Revenue Impacts (2023 Reference Year)

Table details revenue (in $/kW-mo) for 1 and 2-hour duration ESRs under the various strategies broken out between ancillary services and energy revenues.

Final thoughts:

  1. Shorter duration ESRs will be more impacted by NPR1186 (on a % revenue basis). 
  2. All else equal, the opportunity cost between ancillary services and energy market participation is reduced, so we expect an increased share of revenue from energy arbitrage. 
  3. More advanced optimization strategies, factoring in ancillary services deployment uncertainty and mitigating NPR1186 compliance risk can help close the revenue gap.
  4. Ultimately, the operator bears responsibility for factoring the minimum SOC requirement  into daily bid plans and managing ancillary service deployment uncertainty. For example, under a normal day (with low deployment rates for ECRS and RRS), an ESR with a 2-hour duration could continue to offer extended periods of consecutive ancillary service obligations without bumping into SOC compliance issues and/or be exposed to unexpected/significant real-time charging costs.
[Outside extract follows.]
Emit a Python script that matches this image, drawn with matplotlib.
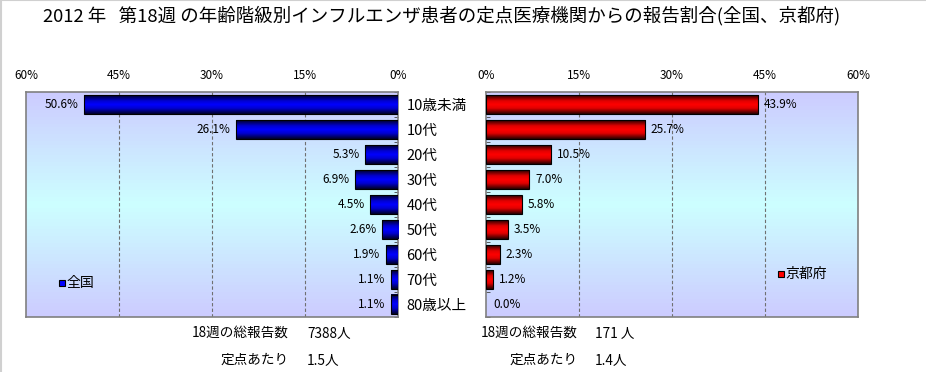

However, if sustained deployments are expected, the operator would need to decide when to dial back ancillary service offers.

If looking to evaluate how NPRR1186 would impact your operating or under development storage assets, reach out.

Footnotes:

  1. ERCOT introduced similar SOC constraints as part of a revision to its Business Practice Manual (BPM) in December 2022. 
  2. Deployment rates (sometimes called attenuation or utilization rates) represent how much, during a given operating interval, the market operator (ERCOT) calls on the resource to provide the ancillary service. For a given interval, this can range from no deployments (or 0%) to being called the entire interval (or 100%). Deployment rates vary by market product, operating hour, and season and are not known at the time of submitting ancillary service offers.